Mai Khoi started her career in Vietnam as a lissome pop songstress singing easy-on-the-ears tunes about rice paddies. In recent years she has moved towards political dissidence and musical experimentation at the head of a band called – what else? – The Dissidents. Along the way, her music has grown darker and bluntly political, to the point that she has been harassed by police, evicted from her home and effectively been banned from playing (she now performs only at underground concerts). Her new work reaches further into the dark depths of Vietnam, where the economy is booming but dissent is harshly dealt with. In “Re-Education Camp” she tackles enforced “rehabilitation” with barely suppressed fury and bitter irony, imagining a world in which politicians are sent away like dissidents to be taught party doctrine. “Inside you’ll have time to think,” she sings. It sounds like a croon, but could easily be a growl.
Back of the class
Cambodia's Information Ministry likes banning things, but it doesn’t always get the response it wants – or expects. A recent target was the breezy pop song, “Drunken Teacher”, that laments and mocks the country’s shoddy schools. Although the song has some silly lines — “When you are drunk you are unusually mean, you use strange teaching techniques” — 40 years after the fall of the Khmer Rouge the education system in Cambodia is in dire straits and the government knows it. Corruption and bad behaviour are the rule in state schools, and that’s just among the teachers. The government has tried making reform a priority, but progress is slow. Social media has encouraged young people to speak up about their bad experiences with teachers, police officers and other officials. After "Drunken Teacher" was ordered off the airwaves, the biggest reaction was mockery.

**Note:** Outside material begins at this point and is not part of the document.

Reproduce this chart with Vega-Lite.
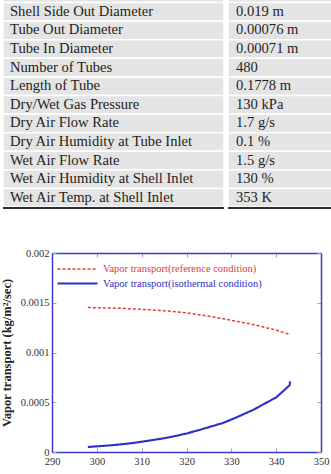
{
  "$schema": "https://vega.github.io/schema/vega-lite/v6.json",
  "padding": 0,
  "background": "white",
  "config": {
    "font": "Liberation Serif",
    "view": {"stroke": null}
  },
  "datasets": {
    "params": [
      {"name": "", "value": ""},
      {"name": "Shell Side Out Diameter", "value": "0.019 m"},
      {"name": "Tube Out Diameter", "value": "0.00076 m"},
      {"name": "Tube In Diameter", "value": "0.00071 m"},
      {"name": "Number of Tubes", "value": "480"},
      {"name": "Length of Tube", "value": "0.1778 m"},
      {"name": "Dry/Wet Gas Pressure", "value": "130 kPa"},
      {"name": "Dry Air Flow Rate", "value": "1.7 g/s"},
      {"name": "Dry Air Humidity at Tube Inlet", "value": "0.1 %"},
      {"name": "Wet Air Flow Rate", "value": "1.5 g/s"},
      {"name": "Wet Air Humidity at Shell Inlet", "value": "130 %"},
      {"name": "Wet Air Temp. at Shell Inlet", "value": "353 K"}
    ],
    "transport": [
      {"series": "Vapor transport(reference condition)", "T": 298, "flux": 0.001452},
      {"series": "Vapor transport(reference condition)", "T": 300, "flux": 0.00145},
      {"series": "Vapor transport(reference condition)", "T": 305, "flux": 0.001445},
      {"series": "Vapor transport(reference condition)", "T": 310, "flux": 0.001434},
      {"series": "Vapor transport(reference condition)", "T": 315, "flux": 0.00142},
      {"series": "Vapor transport(reference condition)", "T": 320, "flux": 0.001398},
      {"series": "Vapor transport(reference condition)", "T": 325, "flux": 0.001365},
      {"series": "Vapor transport(reference condition)", "T": 330, "flux": 0.001324},
      {"series": "Vapor transport(reference condition)", "T": 335, "flux": 0.00128},
      {"series": "Vapor transport(reference condition)", "T": 340, "flux": 0.001225},
      {"series": "Vapor transport(reference condition)", "T": 343, "flux": 0.001181},
      {"series": "Vapor transport(isothermal condition)", "T": 298, "flux": 0.00005},
      {"series": "Vapor transport(isothermal condition)", "T": 300, "flux": 0.000057},
      {"series": "Vapor transport(isothermal condition)", "T": 302, "flux": 0.000063},
      {"series": "Vapor transport(isothermal condition)", "T": 305, "flux": 0.000075},
      {"series": "Vapor transport(isothermal condition)", "T": 308, "flux": 0.00009},
      {"series": "Vapor transport(isothermal condition)", "T": 310, "flux": 0.000103},
      {"series": "Vapor transport(isothermal condition)", "T": 312, "flux": 0.000117},
      {"series": "Vapor transport(isothermal condition)", "T": 315, "flux": 0.000138},
      {"series": "Vapor transport(isothermal condition)", "T": 318, "flux": 0.000165},
      {"series": "Vapor transport(isothermal condition)", "T": 320, "flux": 0.000186},
      {"series": "Vapor transport(isothermal condition)", "T": 322, "flux": 0.00021},
      {"series": "Vapor transport(isothermal condition)", "T": 325, "flux": 0.00025},
      {"series": "Vapor transport(isothermal condition)", "T": 328, "flux": 0.00029},
      {"series": "Vapor transport(isothermal condition)", "T": 330, "flux": 0.000326},
      {"series": "Vapor transport(isothermal condition)", "T": 332, "flux": 0.000365},
      {"series": "Vapor transport(isothermal condition)", "T": 335, "flux": 0.000426},
      {"series": "Vapor transport(isothermal condition)", "T": 338, "flux": 0.0005},
      {"series": "Vapor transport(isothermal condition)", "T": 340, "flux": 0.000549},
      {"series": "Vapor transport(isothermal condition)", "T": 342, "flux": 0.00063},
      {"series": "Vapor transport(isothermal condition)", "T": 343, "flux": 0.000672},
      {"series": "Vapor transport(isothermal condition)", "T": 343.1, "flux": 0.00071}
    ]
  },
  "spacing": 38,
  "resolve": {"legend": {"color": "independent", "strokeDash": "independent", "strokeWidth": "independent"}},
  "vconcat": [
    {
      "spacing": 0,
      "hconcat": [
        {
          "width": 221,
          "height": 208,
          "layer": [
            {
              "data": {"name": "params"},
              "mark": {"type": "rect", "fill": "#e4e4e4", "stroke": "white", "strokeWidth": 1.5, "clip": true},
              "encoding": {
                "y": {"field": "name", "type": "nominal", "sort": null, "axis": null,
                      "scale": {"range": [-16, 207], "paddingInner": 0, "paddingOuter": 0}},
                "x": {"value": 0},
                "x2": {"value": "width"}
              }
            },
            {
              "data": {"name": "params"},
              "mark": {"type": "text", "align": "left", "baseline": "middle", "dx": 7, "fontSize": 14.6, "color": "#1e1e1e", "clip": true},
              "encoding": {
                "y": {"field": "name", "type": "nominal", "sort": null, "axis": null,
                      "scale": {"range": [-16, 207], "paddingInner": 0, "paddingOuter": 0}},
                "x": {"value": 0},
                "text": {"field": "name"}
              }
            },
            {
              "data": {"values": [{"edge": "bottom"}]},
              "mark": {"type": "rule", "color": "#2e2e2e", "strokeWidth": 2.2},
              "encoding": {"y": {"value": "height"}, "x": {"value": 0}, "x2": {"value": "width"}}
            }
          ]
        },
        {
          "width": 110,
          "height": 208,
          "layer": [
            {
              "data": {"name": "params"},
              "mark": {"type": "rect", "fill": "#e4e4e4", "stroke": "white", "strokeWidth": 1.5, "clip": true},
              "encoding": {
                "y": {"field": "name", "type": "nominal", "sort": null, "axis": null,
                      "scale": {"range": [-16, 207], "paddingInner": 0, "paddingOuter": 0}},
                "x": {"value": 0},
                "x2": {"value": "width"}
              }
            },
            {
              "data": {"name": "params"},
              "mark": {"type": "text", "align": "left", "baseline": "middle", "dx": 8, "fontSize": 14.6, "color": "#1e1e1e", "clip": true},
              "encoding": {
                "y": {"field": "name", "type": "nominal", "sort": null, "axis": null,
                      "scale": {"range": [-16, 207], "paddingInner": 0, "paddingOuter": 0}},
                "x": {"value": 0},
                "text": {"field": "value"}
              }
            },
            {
              "data": {"values": [{"edge": "bottom"}]},
              "mark": {"type": "rule", "color": "#2e2e2e", "strokeWidth": 2.2},
              "encoding": {"y": {"value": "height"}, "x": {"value": 0}, "x2": {"value": "width"}}
            }
          ]
        }
      ]
    },
    {
      "width": 318,
      "height": 199,
      "data": {"name": "transport"},
      "layer": [
        {
          "mark": {"type": "line"},
          "encoding": {
            "x": {"field": "T", "type": "quantitative", "scale": {"domain": [290, 350], "range": [49, 318]},
                  "axis": {"orient": "bottom", "values": [290, 300, 310, 320, 330, 340, 350], "format": "d", "title": null,
                           "domain": true, "domainColor": "#3c3cc4", "domainWidth": 1.5, "grid": false,
                           "tickSize": -4, "tickColor": "#a0a0cc", "labelPadding": 8,
                           "labelFontSize": 10.5, "labelColor": "#333333", "labelFlush": false, "labelOverlap": false}},
            "y": {"field": "flux", "type": "quantitative", "scale": {"domain": [0, 0.002]},
                  "axis": {"orient": "left", "offset": -49, "values": [0, 0.0005, 0.001, 0.0015, 0.002], "format": "~g",
                           "title": "Vapor transport (kg/m²/sec)", "titleFontWeight": "bold", "titleFontSize": 12.5,
                           "titleColor": "#222222", "titlePadding": 7,
                           "domain": true, "domainColor": "#3c3cc4", "domainWidth": 1.5, "grid": false,
                           "tickSize": -4, "tickColor": "#a0a0cc",
                           "labelPadding": 7, "labelFontSize": 10.5, "labelColor": "#333333", "labelFlush": false, "labelOverlap": false}},
            "color": {
              "field": "series", "type": "nominal",
              "scale": {"domain": ["Vapor transport(reference condition)", "Vapor transport(isothermal condition)"],
                        "range": ["#e03c3c", "#2f2fc4"]},
              "legend": {
                "orient": "none", "legendX": 68, "legendY": 10, "title": null, "symbolType": "M-4,0H4",
                "symbolSize": 100, "symbolStrokeWidth": 1.6, "labelFontSize": 10.5, "labelOffset": 19,
                "rowPadding": 2, "padding": 0, "labelLimit": 300,
                "encode": {"labels": {"update": {"fill": {"signal": "datum.label === 'Vapor transport(reference condition)' ? '#e03c3c' : '#2f2fc4'"}}}}
              }
            },
            "strokeDash": {
              "field": "series", "type": "nominal",
              "scale": {"domain": ["Vapor transport(reference condition)", "Vapor transport(isothermal condition)"],
                        "range": [[3, 2], [1, 0]]},
              "legend": {
                "orient": "none", "legendX": 68, "legendY": 10, "title": null, "symbolType": "M-4,0H4",
                "symbolSize": 100, "symbolStrokeWidth": 1.6, "labelFontSize": 10.5, "labelOffset": 19,
                "rowPadding": 2, "padding": 0, "labelLimit": 300,
                "encode": {"labels": {"update": {"fill": {"signal": "datum.label === 'Vapor transport(reference condition)' ? '#e03c3c' : '#2f2fc4'"}}}}
              }
            },
            "strokeWidth": {
              "field": "series", "type": "ordinal",
              "scale": {"domain": ["Vapor transport(reference condition)", "Vapor transport(isothermal condition)"],
                        "range": [1.5, 2.1]},
              "legend": null
            }
          }
        },
        {
          "mark": {"type": "point", "opacity": 0},
          "encoding": {
            "x": {"field": "T", "type": "quantitative",
                  "axis": {"orient": "top", "values": [290, 300, 310, 320, 330, 340, 350], "labels": false, "title": null,
                           "domain": true, "domainColor": "#3c3cc4", "domainWidth": 1.5, "grid": false,
                           "tickSize": -4, "tickColor": "#a0a0cc"}},
            "y": {"field": "flux", "type": "quantitative",
                  "axis": {"orient": "right", "values": [0, 0.0005, 0.001, 0.0015, 0.002], "labels": false, "title": null,
                           "domain": true, "domainColor": "#3c3cc4", "domainWidth": 1.5, "grid": false,
                           "tickSize": -4, "tickColor": "#a0a0cc"}}
          }
        }
      ],
      "resolve": {"axis": {"x": "independent", "y": "independent"}}
    }
  ]
}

Nigeria is one of the places where the salsa sound originates, according to Seyi Shay, one of the country’s best-known singers. Its rhythms can often be traced back to the Yoruba tribe, many of whom were trafficked to the Americas by the Spanish. Shay’s breakout hit last year, “Yolo Yolo”, captures the salsa spirit, as does “Bia”, another more recent tune. In her music video Shay combines fringed rumba dresses and traditional west African prints (she also mixes Latin American music with Afropop and highlife). Shay is not the first to bring these genres together – Afro-Cuban jazz is a style in its own right – but she has put a new pop gloss on a facet of Nigeria’s music history.